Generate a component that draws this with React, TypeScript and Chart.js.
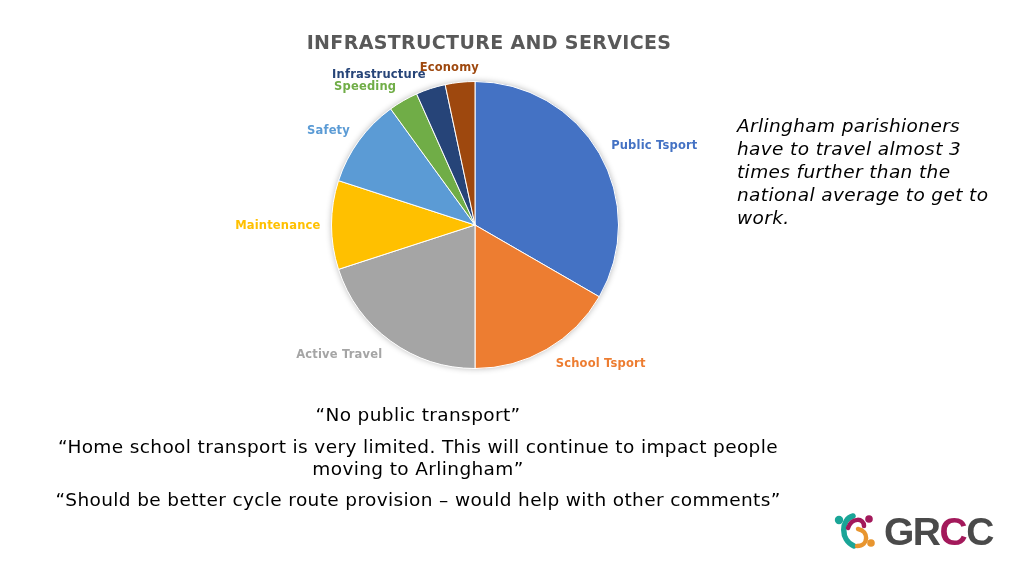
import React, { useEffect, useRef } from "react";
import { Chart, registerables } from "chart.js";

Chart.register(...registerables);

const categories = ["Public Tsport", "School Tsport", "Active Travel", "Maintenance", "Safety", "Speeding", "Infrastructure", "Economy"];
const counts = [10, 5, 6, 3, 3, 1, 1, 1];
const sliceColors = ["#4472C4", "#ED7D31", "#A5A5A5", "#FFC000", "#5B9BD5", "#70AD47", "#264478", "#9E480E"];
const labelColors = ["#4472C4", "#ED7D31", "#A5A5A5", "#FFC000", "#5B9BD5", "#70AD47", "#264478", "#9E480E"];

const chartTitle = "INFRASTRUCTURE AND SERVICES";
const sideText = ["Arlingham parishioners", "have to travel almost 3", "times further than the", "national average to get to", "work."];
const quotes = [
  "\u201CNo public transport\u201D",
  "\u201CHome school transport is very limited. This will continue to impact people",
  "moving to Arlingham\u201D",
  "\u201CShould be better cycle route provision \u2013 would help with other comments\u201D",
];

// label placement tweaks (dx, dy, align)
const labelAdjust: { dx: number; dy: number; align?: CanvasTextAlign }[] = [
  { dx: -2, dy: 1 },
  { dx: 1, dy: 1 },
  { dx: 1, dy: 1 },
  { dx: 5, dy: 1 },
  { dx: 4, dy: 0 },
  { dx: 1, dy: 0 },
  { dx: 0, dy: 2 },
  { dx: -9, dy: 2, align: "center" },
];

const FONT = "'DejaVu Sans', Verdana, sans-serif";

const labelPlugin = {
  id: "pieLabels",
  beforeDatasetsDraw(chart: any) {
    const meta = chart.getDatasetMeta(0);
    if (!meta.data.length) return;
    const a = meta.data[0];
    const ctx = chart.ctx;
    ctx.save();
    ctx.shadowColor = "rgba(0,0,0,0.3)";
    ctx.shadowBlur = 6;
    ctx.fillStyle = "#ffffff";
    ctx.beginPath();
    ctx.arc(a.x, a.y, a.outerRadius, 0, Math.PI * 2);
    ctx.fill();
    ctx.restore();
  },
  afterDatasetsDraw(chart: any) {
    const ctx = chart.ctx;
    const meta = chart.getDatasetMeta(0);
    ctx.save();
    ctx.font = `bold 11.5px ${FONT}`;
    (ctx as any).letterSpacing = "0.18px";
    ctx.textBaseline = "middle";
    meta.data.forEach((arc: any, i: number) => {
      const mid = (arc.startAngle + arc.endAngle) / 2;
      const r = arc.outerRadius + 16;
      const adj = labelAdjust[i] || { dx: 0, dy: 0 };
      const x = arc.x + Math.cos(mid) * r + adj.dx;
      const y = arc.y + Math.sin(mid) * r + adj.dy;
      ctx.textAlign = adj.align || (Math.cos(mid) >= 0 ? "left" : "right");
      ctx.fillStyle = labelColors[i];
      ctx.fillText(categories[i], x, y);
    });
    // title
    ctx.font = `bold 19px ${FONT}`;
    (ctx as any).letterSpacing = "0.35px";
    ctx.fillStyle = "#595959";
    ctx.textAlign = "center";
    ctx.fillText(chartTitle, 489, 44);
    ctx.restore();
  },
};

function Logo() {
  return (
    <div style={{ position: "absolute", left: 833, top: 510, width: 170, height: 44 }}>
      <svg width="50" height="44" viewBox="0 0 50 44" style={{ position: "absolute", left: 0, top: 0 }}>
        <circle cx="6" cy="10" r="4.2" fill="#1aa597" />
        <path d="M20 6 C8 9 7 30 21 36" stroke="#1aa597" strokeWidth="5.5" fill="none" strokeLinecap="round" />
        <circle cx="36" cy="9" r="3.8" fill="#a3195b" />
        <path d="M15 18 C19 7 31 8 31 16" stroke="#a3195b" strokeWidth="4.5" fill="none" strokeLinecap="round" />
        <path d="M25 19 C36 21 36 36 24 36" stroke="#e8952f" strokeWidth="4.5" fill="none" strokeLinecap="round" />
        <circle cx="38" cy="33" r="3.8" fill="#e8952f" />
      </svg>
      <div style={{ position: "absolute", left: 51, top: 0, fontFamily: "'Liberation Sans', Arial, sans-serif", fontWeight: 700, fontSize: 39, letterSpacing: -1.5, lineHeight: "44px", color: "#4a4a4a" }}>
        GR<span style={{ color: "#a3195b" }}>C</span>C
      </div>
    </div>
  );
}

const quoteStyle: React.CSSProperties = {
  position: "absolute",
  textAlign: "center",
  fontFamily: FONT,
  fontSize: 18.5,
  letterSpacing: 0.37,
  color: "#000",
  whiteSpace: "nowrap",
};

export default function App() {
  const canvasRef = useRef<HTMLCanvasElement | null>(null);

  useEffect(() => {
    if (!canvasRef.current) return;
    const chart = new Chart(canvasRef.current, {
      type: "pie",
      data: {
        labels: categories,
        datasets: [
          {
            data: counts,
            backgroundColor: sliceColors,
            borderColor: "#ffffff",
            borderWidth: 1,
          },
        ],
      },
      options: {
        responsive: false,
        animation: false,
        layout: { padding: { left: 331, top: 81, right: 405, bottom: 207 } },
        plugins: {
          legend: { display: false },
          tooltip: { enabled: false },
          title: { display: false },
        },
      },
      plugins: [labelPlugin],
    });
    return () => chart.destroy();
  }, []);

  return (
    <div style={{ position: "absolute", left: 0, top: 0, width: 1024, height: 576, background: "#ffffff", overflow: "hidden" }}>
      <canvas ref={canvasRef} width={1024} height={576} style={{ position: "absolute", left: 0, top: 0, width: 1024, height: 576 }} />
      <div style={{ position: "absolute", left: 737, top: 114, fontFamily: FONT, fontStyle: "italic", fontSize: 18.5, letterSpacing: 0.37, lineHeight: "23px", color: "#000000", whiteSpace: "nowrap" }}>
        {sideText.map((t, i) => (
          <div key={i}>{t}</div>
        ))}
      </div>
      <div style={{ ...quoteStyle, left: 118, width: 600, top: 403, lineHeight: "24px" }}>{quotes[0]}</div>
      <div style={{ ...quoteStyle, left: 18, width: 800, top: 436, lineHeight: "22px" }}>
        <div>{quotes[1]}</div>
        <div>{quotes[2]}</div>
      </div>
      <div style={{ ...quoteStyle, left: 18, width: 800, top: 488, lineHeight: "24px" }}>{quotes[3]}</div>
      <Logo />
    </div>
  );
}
-------
[Task instructions]:
Locate the string "with" in the listing above and copy every line where it occurs.

[Right answer]:
Generate a component that draws this with React, TypeScript and Chart.js.
  "\u201CShould be better cycle route provision \u2013 would help with other comments\u201D",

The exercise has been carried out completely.